– Но мне это очень нужно, – сказала она.
Явно обидевшись, Нэнни уступила ребенка.
– Но не веселите ее после ужина. Вы всегда так делаете, мэм. А мне потом с ней мучиться!
Слава богу! Нэнни вышла из комнаты с полотенцами.
– Наконец-то мы с тобой наедине, моя дорогая малышка, – сказала Берта, когда ребенок прижался к ней.
Девочка с удовольствием ела, тянула губки к ложке, размахивала ручками. Иногда она не выпускала ложку, а иногда, едва Берта наполняла ее, отмахивалась.
Когда суп был доеден, Берта перебралась поближе к камину.
– Ты такая сладкая! – сказала она, целуя свою теплую малышку. – Как же я тебя обожаю. Просто души в тебе не чаю.
И действительно, она так любила Малышку Би – ее шейку, когда та наклонялась вперед, ее изящные пальчики на ножках, когда они прозрачно блестели в свете камина, – и к ней снова возвращалось чувство блаженства, и она снова не знала, как его выразить и что с ним делать.
– Вас просят к телефону, – сообщила Нэнни, с триумфом выхватив у нее из рук Малышку Би.
Берта бросилась вниз. Это Гарри.
– Ох, это ты, Бер? Послушай, я буду поздно. Возьму такси и приеду, как только смогу, но, пожалуйста, отложи ужин минут на десять. Хорошо?
– Да, конечно. Ох, Гарри!
– Да?
Что она должна была сказать? Ей было нечего сказать. Она всего лишь хотела прикоснуться к нему на мгновение. Не могла же она нелепо закричать: «Сегодня был чудесный день, не правда ли»
– Что? – повторил негромкий голос.
– Ничего. Entendu[3], – ответила Берта и повесила трубку, вновь подумав о том, как глупа цивилизация.
К ужину ожидались гости. Были приглашены супруги Норман Найт – очень солидная пара (он собирался открыть театр, а она страстно увлекалась оформлением интерьеров), молодой человек Эдди Уоррен, который только что опубликовал небольшой сборник стихов и которого все мечтали заполучить на ужин, и одна «находка» Берты по имени Перл Фултон. Чем занималась мисс Фултон, Берта не знала. Они познакомились в клубе, и Берта просто влюбилась в нее, как всегда влюблялась в красивых женщин, в которых было нечто странное.
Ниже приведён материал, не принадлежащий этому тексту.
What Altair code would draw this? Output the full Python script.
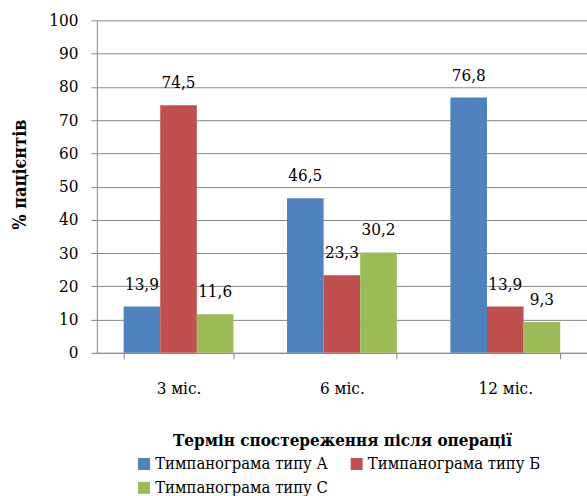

Но кое-что досаждало: несмотря на то, что они проводили вместе время, несколько раз встречались и вели глубокие беседы, Берта никак не могла ее разгадать. До определенного предела мисс Фултон была на редкость откровенна, но существовал этот определенный предел, и дальше него она не пускала.
Скрывалось ли что-нибудь за этим? Гарри говорил, что нет. Он считал ее глупой и «бесчувственной, как это свойственно блондинкам, возможно с признаками анемии мозга». Но Берта с ним не соглашалась, во всяком случае пока.
– За этой манерой сидеть слегка склонив голову набок и улыбаться точно что-то кроется, Гарри, и я должна выяснить, что именно.
– Скорее всего, хороший аппетит, – отвечал Гарри.
Он тут же подхватывал ее размышления, добавляя что-нибудь вроде «печень, моя дорогая девочка», или «чистый метеоризм», или «болезнь почек»… и так далее. По какой-то странной причине Берте это нравилось и даже вызывало восхищение.
Она прошла в гостиную и разожгла огонь в камине, а затем собрала одну за другой подушки, которые так тщательно разложила Мэри, и принялась бросать их обратно на кресла и диваны. Это все изменило: комната сразу преобразилась. Она собиралась бросить последнюю подушку, но, к своему удивлению, прижала ее к себе крепко-накрепко. Хотя и это не погасило пламя в ее груди. Напротив!
С балкона гостиной открывался вид на сад. В дальнем конце, у ограды, росла высокая стройная груша; сейчас она была в пышном цвету и казалась идеальной, словно застывшей на фоне нефритово-зеленого неба. Берта даже издалека чувствовала, что на дереве нет ни одного бутона или увядшего лепестка. Внизу, на клумбах, красные и желтые тюльпаны с приближением сумерек склоняли к земле свои тяжелые головки. По лужайке, волоча брюхо, ползла серая кошка, а за ней – черная, как ее тень. Вид этих зверей, целеустремленных и быстрых, вызвал у Берты странную дрожь.